Credo sia vicina alla mia visione del mondo, che trovo assai buffo in generale, ma davvero cupo vicino ai bordi, quando si vede di cosa siamo capaci come esseri umani. Ho ascoltato i nastri di questi potenziali clienti di un sicario inesistente ed emergevano personaggi involontariamente comici, ma capaci - a parole, quantomeno - di crudeltà inimmaginabili.
Ogni tuo film è una sorta di sfida, da quelle eclatanti e autoesplicative come Boyhood all’insistenza sul rotoscopio. Il mondo è pieno di registi che girano film perché devono o perché pensano che sia la cosa giusta da fare, mentre sono pochi quelli che si prendono dei rischi a ogni passo...
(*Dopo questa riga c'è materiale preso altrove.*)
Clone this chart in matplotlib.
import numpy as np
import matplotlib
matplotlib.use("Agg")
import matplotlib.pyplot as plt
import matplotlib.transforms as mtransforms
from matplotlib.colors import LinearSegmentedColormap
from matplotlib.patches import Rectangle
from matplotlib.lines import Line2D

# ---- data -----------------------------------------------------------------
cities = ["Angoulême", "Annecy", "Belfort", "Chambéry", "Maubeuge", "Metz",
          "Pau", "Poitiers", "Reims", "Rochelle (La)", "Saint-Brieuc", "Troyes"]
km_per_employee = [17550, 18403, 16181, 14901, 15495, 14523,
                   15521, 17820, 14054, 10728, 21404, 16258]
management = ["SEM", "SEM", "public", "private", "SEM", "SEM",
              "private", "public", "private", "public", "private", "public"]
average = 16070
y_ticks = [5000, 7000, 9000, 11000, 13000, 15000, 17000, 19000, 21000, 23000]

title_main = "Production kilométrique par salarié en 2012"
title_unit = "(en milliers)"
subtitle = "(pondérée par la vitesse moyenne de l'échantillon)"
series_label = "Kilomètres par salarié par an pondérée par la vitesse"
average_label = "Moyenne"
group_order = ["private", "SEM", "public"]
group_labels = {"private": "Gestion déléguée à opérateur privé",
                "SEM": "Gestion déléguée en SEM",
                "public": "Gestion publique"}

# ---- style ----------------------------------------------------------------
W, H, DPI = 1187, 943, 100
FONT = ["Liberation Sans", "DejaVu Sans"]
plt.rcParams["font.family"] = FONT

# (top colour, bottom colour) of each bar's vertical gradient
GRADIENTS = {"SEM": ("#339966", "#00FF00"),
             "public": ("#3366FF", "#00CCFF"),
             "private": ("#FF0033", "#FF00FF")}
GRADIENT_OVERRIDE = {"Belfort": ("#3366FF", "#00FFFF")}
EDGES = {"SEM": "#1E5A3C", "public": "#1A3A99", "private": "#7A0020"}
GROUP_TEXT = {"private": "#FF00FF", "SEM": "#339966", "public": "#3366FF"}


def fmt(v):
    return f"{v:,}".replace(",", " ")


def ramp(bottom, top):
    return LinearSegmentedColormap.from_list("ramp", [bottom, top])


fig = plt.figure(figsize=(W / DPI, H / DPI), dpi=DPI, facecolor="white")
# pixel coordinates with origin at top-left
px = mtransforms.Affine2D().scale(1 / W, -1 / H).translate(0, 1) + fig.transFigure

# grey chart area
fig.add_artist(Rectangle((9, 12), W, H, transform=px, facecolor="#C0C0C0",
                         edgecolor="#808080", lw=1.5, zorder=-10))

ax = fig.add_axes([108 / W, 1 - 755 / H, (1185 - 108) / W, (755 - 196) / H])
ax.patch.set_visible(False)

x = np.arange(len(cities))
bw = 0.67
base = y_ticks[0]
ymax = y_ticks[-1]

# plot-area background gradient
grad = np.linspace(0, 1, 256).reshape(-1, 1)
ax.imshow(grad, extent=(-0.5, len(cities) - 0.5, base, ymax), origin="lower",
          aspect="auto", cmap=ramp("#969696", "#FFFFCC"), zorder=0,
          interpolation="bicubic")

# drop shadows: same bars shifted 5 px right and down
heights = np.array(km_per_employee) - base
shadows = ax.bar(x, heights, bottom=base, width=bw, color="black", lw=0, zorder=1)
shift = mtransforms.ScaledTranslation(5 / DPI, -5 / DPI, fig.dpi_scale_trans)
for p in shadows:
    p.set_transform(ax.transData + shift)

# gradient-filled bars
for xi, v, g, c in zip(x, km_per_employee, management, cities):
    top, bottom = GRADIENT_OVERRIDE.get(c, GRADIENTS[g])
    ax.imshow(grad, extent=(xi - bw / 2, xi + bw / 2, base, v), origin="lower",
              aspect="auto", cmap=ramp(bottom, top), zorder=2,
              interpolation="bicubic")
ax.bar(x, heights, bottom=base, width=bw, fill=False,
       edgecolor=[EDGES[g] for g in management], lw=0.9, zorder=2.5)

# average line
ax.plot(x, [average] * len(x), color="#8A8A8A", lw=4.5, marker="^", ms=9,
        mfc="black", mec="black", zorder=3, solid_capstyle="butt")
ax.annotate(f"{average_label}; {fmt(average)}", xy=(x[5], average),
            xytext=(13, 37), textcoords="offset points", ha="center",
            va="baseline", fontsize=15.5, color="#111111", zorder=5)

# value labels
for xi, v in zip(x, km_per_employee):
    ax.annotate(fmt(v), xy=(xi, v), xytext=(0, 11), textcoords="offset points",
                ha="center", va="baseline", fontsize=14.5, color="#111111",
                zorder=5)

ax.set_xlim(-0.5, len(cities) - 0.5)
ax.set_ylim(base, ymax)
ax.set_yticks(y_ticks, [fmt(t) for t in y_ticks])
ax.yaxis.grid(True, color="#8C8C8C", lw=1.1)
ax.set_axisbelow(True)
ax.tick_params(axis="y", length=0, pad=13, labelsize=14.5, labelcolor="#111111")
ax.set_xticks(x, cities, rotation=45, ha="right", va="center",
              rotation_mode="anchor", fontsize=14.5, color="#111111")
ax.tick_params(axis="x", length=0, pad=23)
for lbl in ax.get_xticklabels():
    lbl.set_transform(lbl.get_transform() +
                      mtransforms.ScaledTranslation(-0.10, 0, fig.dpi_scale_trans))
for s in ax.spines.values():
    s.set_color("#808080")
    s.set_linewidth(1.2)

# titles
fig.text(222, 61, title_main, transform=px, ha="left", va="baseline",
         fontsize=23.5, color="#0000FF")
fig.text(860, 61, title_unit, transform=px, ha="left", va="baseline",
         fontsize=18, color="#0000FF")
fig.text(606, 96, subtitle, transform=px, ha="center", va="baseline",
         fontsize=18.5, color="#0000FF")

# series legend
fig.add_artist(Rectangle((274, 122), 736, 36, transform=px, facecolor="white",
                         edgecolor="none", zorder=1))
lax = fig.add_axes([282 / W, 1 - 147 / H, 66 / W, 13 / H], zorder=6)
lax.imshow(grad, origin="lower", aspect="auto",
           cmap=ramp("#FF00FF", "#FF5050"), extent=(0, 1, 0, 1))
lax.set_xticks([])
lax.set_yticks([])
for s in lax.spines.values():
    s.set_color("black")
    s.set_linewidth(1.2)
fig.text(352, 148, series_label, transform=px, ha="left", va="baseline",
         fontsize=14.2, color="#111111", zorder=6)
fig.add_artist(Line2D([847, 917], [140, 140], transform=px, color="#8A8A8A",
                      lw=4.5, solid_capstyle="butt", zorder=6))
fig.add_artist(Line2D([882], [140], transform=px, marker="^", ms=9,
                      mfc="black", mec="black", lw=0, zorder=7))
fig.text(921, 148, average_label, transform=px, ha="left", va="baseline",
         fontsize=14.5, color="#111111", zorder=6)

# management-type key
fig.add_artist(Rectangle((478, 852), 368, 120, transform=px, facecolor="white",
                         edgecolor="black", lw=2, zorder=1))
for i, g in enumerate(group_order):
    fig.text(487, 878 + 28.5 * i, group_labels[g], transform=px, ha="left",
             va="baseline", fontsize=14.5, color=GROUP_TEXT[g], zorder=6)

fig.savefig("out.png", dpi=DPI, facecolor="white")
Sono fatto così. Ho sempre cercato di mantenere un basso budget e quindi di permettermi di fare quel che volevo. Sono stato fortunato e viziato in questo senso, ma ho cercato di preservare la massima libertà in quel che faccio. Il mondo è pieno di bei film a cui non sono interessato e che non vorrei mai girare, magari anche migliori dei film che ho girato io. Ma quelli che ho realizzato erano quelli che volevo fare, al 100%. Devi essere abbastanza egoista da pensare: «Sono la persona giusta per girare questa storia e nessun altro potrebbe farlo». Ora sono a Parigi a girare un film nuovo e sto lavorando con un cast di giovani attori e sono su di giri, mi sento un regista della nouvelle vague!